:: Work instructions ::
The entries below need to be written out exactly, with no pictures included.
====== Material for this exercise
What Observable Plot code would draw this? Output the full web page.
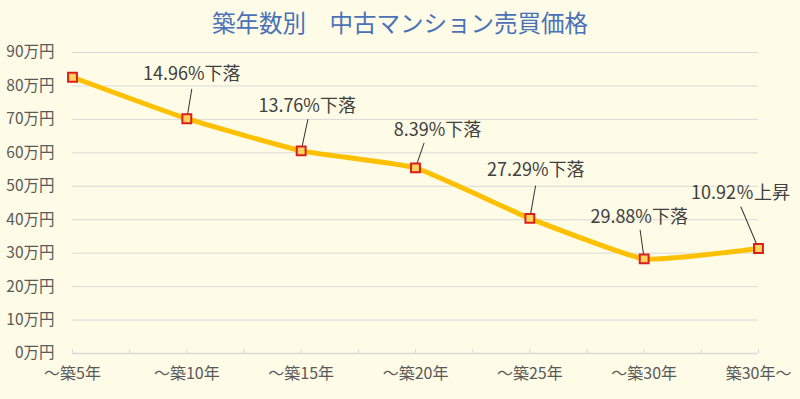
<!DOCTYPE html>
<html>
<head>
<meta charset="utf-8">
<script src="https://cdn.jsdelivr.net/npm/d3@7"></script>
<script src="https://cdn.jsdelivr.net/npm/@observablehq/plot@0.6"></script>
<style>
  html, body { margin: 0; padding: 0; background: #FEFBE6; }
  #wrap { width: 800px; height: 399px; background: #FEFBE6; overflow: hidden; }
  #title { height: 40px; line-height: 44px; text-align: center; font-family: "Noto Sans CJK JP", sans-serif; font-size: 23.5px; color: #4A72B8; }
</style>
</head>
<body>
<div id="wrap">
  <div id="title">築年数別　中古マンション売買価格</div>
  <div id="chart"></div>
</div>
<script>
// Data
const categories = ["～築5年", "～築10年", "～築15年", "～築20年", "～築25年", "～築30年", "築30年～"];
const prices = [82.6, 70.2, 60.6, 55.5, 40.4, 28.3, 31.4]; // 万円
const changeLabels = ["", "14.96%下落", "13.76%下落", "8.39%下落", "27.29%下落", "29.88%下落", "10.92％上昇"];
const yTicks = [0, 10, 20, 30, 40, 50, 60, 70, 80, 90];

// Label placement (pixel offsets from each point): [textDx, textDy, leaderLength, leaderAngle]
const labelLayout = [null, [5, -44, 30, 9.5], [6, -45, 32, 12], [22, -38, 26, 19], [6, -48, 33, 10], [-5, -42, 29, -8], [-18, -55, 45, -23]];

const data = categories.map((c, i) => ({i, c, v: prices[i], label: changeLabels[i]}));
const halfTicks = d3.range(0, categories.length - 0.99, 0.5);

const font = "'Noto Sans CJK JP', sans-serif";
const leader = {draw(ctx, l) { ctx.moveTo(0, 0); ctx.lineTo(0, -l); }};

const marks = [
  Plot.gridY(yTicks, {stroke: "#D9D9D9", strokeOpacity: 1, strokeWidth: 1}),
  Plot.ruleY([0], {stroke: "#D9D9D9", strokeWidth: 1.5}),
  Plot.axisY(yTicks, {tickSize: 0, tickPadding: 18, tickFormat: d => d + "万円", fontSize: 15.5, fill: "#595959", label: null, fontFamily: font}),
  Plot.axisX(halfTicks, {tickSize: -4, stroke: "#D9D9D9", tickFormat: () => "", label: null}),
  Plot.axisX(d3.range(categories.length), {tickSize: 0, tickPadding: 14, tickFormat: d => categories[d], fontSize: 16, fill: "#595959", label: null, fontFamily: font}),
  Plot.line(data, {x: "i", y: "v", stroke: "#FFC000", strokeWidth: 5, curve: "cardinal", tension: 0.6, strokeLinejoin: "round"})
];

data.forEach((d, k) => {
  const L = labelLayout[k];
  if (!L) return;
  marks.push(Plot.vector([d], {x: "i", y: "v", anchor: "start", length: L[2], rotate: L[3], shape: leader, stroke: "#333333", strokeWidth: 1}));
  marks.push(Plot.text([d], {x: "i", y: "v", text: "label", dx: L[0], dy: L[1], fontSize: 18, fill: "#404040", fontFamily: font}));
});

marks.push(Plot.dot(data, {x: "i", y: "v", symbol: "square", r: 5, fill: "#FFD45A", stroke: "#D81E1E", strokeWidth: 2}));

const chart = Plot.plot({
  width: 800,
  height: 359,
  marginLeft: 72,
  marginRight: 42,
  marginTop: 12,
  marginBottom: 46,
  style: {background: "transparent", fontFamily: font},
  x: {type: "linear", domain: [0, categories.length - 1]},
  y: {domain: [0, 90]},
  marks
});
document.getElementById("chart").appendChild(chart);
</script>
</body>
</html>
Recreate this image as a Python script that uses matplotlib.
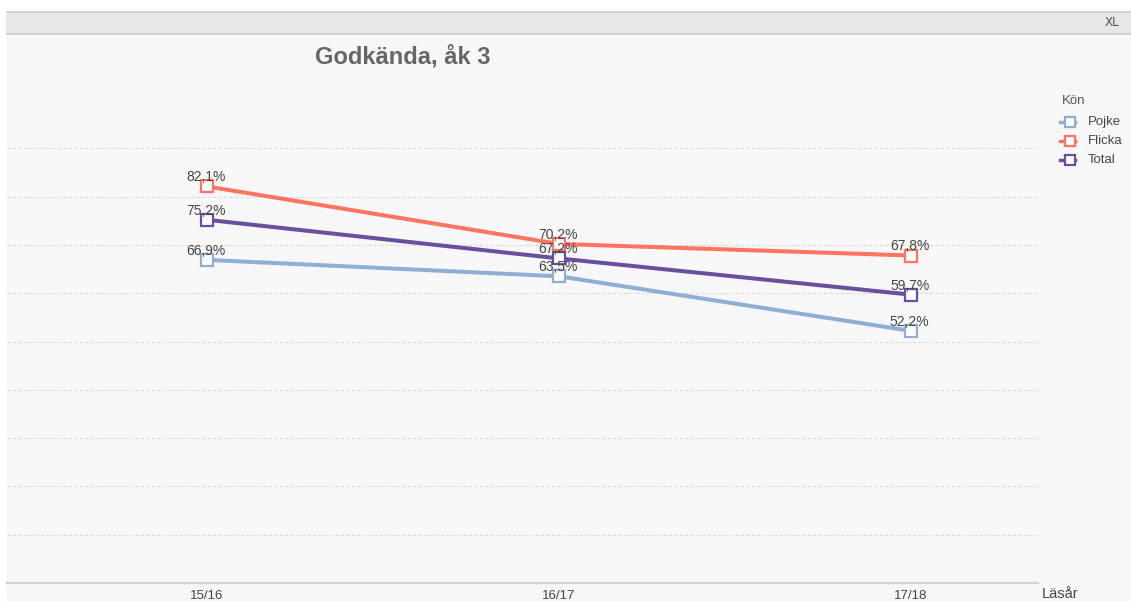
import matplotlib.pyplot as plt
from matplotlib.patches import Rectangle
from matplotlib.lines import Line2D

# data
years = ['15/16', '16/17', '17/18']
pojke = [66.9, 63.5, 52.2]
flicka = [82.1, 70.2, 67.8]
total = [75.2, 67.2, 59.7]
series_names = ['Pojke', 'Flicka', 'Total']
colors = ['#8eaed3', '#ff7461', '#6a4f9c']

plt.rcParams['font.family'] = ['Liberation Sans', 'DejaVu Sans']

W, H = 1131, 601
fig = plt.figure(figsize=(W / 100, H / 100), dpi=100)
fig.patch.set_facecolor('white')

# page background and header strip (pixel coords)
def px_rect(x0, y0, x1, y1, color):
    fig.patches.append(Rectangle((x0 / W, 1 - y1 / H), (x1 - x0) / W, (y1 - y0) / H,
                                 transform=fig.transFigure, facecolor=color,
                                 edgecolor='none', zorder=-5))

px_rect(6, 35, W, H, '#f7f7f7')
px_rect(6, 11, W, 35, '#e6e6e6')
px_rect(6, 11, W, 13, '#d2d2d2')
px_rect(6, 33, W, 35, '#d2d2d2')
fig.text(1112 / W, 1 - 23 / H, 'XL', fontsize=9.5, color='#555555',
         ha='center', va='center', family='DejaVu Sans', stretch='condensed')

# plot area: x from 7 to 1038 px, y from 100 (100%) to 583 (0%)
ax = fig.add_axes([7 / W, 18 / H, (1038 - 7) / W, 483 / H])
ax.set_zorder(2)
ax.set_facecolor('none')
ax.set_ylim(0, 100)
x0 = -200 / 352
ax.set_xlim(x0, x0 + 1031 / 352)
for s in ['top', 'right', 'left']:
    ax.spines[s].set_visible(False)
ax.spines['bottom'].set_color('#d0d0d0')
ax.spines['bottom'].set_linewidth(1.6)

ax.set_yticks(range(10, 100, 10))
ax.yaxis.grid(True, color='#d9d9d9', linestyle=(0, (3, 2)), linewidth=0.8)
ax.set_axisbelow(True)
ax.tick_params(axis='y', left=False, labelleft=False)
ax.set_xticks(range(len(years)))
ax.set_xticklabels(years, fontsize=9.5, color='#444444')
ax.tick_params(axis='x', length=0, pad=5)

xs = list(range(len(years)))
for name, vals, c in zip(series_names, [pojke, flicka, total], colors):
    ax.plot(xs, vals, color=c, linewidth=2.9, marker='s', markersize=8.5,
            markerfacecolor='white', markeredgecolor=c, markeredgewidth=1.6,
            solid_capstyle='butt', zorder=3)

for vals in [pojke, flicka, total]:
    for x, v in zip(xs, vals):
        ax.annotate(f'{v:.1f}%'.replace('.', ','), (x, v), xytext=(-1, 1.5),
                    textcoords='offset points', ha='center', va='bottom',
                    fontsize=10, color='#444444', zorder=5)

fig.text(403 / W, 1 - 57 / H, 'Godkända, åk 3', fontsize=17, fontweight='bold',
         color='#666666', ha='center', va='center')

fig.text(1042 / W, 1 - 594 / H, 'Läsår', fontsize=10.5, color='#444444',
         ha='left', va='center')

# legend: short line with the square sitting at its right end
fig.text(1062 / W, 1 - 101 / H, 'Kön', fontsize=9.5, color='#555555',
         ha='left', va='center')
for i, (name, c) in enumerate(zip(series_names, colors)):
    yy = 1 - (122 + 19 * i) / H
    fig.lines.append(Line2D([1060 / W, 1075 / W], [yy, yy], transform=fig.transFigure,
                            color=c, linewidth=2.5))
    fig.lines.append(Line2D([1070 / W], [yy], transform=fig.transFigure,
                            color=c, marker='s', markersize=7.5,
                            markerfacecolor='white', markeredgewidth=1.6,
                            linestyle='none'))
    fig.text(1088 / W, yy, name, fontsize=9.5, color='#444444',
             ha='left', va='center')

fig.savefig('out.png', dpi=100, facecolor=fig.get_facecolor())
============
:: Written response ::
What Observable Plot code would draw this? Output the full web page.
<!DOCTYPE html>
<html>
<head>
<meta charset="utf-8">
<script src="https://cdn.jsdelivr.net/npm/d3@7"></script>
<script src="https://cdn.jsdelivr.net/npm/@observablehq/plot@0.6"></script>
<style>
  html, body { margin: 0; padding: 0; background: #FEFBE6; }
  #wrap { width: 800px; height: 399px; background: #FEFBE6; overflow: hidden; }
  #title { height: 40px; line-height: 44px; text-align: center; font-family: "Noto Sans CJK JP", sans-serif; font-size: 23.5px; color: #4A72B8; }
</style>
</head>
<body>
<div id="wrap">
  <div id="title">築年数別　中古マンション売買価格</div>
  <div id="chart"></div>
</div>
<script>
// Data
const categories = ["～築5年", "～築10年", "～築15年", "～築20年", "～築25年", "～築30年", "築30年～"];
const prices = [82.6, 70.2, 60.6, 55.5, 40.4, 28.3, 31.4]; // 万円
const changeLabels = ["", "14.96%下落", "13.76%下落", "8.39%下落", "27.29%下落", "29.88%下落", "10.92％上昇"];
const yTicks = [0, 10, 20, 30, 40, 50, 60, 70, 80, 90];

// Label placement (pixel offsets from each point): [textDx, textDy, leaderLength, leaderAngle]
const labelLayout = [null, [5, -44, 30, 9.5], [6, -45, 32, 12], [22, -38, 26, 19], [6, -48, 33, 10], [-5, -42, 29, -8], [-18, -55, 45, -23]];

const data = categories.map((c, i) => ({i, c, v: prices[i], label: changeLabels[i]}));
const halfTicks = d3.range(0, categories.length - 0.99, 0.5);

const font = "'Noto Sans CJK JP', sans-serif";
const leader = {draw(ctx, l) { ctx.moveTo(0, 0); ctx.lineTo(0, -l); }};

const marks = [
  Plot.gridY(yTicks, {stroke: "#D9D9D9", strokeOpacity: 1, strokeWidth: 1}),
  Plot.ruleY([0], {stroke: "#D9D9D9", strokeWidth: 1.5}),
  Plot.axisY(yTicks, {tickSize: 0, tickPadding: 18, tickFormat: d => d + "万円", fontSize: 15.5, fill: "#595959", label: null, fontFamily: font}),
  Plot.axisX(halfTicks, {tickSize: -4, stroke: "#D9D9D9", tickFormat: () => "", label: null}),
  Plot.axisX(d3.range(categories.length), {tickSize: 0, tickPadding: 14, tickFormat: d => categories[d], fontSize: 16, fill: "#595959", label: null, fontFamily: font}),
  Plot.line(data, {x: "i", y: "v", stroke: "#FFC000", strokeWidth: 5, curve: "cardinal", tension: 0.6, strokeLinejoin: "round"})
];

data.forEach((d, k) => {
  const L = labelLayout[k];
  if (!L) return;
  marks.push(Plot.vector([d], {x: "i", y: "v", anchor: "start", length: L[2], rotate: L[3], shape: leader, stroke: "#333333", strokeWidth: 1}));
  marks.push(Plot.text([d], {x: "i", y: "v", text: "label", dx: L[0], dy: L[1], fontSize: 18, fill: "#404040", fontFamily: font}));
});

marks.push(Plot.dot(data, {x: "i", y: "v", symbol: "square", r: 5, fill: "#FFD45A", stroke: "#D81E1E", strokeWidth: 2}));

const chart = Plot.plot({
  width: 800,
  height: 359,
  marginLeft: 72,
  marginRight: 42,
  marginTop: 12,
  marginBottom: 46,
  style: {background: "transparent", fontFamily: font},
  x: {type: "linear", domain: [0, categories.length - 1]},
  y: {domain: [0, 90]},
  marks
});
document.getElementById("chart").appendChild(chart);
</script>
</body>
</html>
Recreate this image as a Python script that uses matplotlib.
import matplotlib.pyplot as plt
from matplotlib.patches import Rectangle
from matplotlib.lines import Line2D

# data
years = ['15/16', '16/17', '17/18']
pojke = [66.9, 63.5, 52.2]
flicka = [82.1, 70.2, 67.8]
total = [75.2, 67.2, 59.7]
series_names = ['Pojke', 'Flicka', 'Total']
colors = ['#8eaed3', '#ff7461', '#6a4f9c']

plt.rcParams['font.family'] = ['Liberation Sans', 'DejaVu Sans']

W, H = 1131, 601
fig = plt.figure(figsize=(W / 100, H / 100), dpi=100)
fig.patch.set_facecolor('white')

# page background and header strip (pixel coords)
def px_rect(x0, y0, x1, y1, color):
    fig.patches.append(Rectangle((x0 / W, 1 - y1 / H), (x1 - x0) / W, (y1 - y0) / H,
                                 transform=fig.transFigure, facecolor=color,
                                 edgecolor='none', zorder=-5))

px_rect(6, 35, W, H, '#f7f7f7')
px_rect(6, 11, W, 35, '#e6e6e6')
px_rect(6, 11, W, 13, '#d2d2d2')
px_rect(6, 33, W, 35, '#d2d2d2')
fig.text(1112 / W, 1 - 23 / H, 'XL', fontsize=9.5, color='#555555',
         ha='center', va='center', family='DejaVu Sans', stretch='condensed')

# plot area: x from 7 to 1038 px, y from 100 (100%) to 583 (0%)
ax = fig.add_axes([7 / W, 18 / H, (1038 - 7) / W, 483 / H])
ax.set_zorder(2)
ax.set_facecolor('none')
ax.set_ylim(0, 100)
x0 = -200 / 352
ax.set_xlim(x0, x0 + 1031 / 352)
for s in ['top', 'right', 'left']:
    ax.spines[s].set_visible(False)
ax.spines['bottom'].set_color('#d0d0d0')
ax.spines['bottom'].set_linewidth(1.6)

ax.set_yticks(range(10, 100, 10))
ax.yaxis.grid(True, color='#d9d9d9', linestyle=(0, (3, 2)), linewidth=0.8)
ax.set_axisbelow(True)
ax.tick_params(axis='y', left=False, labelleft=False)
ax.set_xticks(range(len(years)))
ax.set_xticklabels(years, fontsize=9.5, color='#444444')
ax.tick_params(axis='x', length=0, pad=5)

xs = list(range(len(years)))
for name, vals, c in zip(series_names, [pojke, flicka, total], colors):
    ax.plot(xs, vals, color=c, linewidth=2.9, marker='s', markersize=8.5,
            markerfacecolor='white', markeredgecolor=c, markeredgewidth=1.6,
            solid_capstyle='butt', zorder=3)

for vals in [pojke, flicka, total]:
    for x, v in zip(xs, vals):
        ax.annotate(f'{v:.1f}%'.replace('.', ','), (x, v), xytext=(-1, 1.5),
                    textcoords='offset points', ha='center', va='bottom',
                    fontsize=10, color='#444444', zorder=5)

fig.text(403 / W, 1 - 57 / H, 'Godkända, åk 3', fontsize=17, fontweight='bold',
         color='#666666', ha='center', va='center')

fig.text(1042 / W, 1 - 594 / H, 'Läsår', fontsize=10.5, color='#444444',
         ha='left', va='center')

# legend: short line with the square sitting at its right end
fig.text(1062 / W, 1 - 101 / H, 'Kön', fontsize=9.5, color='#555555',
         ha='left', va='center')
for i, (name, c) in enumerate(zip(series_names, colors)):
    yy = 1 - (122 + 19 * i) / H
    fig.lines.append(Line2D([1060 / W, 1075 / W], [yy, yy], transform=fig.transFigure,
                            color=c, linewidth=2.5))
    fig.lines.append(Line2D([1070 / W], [yy], transform=fig.transFigure,
                            color=c, marker='s', markersize=7.5,
                            markerfacecolor='white', markeredgewidth=1.6,
                            linestyle='none'))
    fig.text(1088 / W, yy, name, fontsize=9.5, color='#444444',
             ha='left', va='center')

fig.savefig('out.png', dpi=100, facecolor=fig.get_facecolor())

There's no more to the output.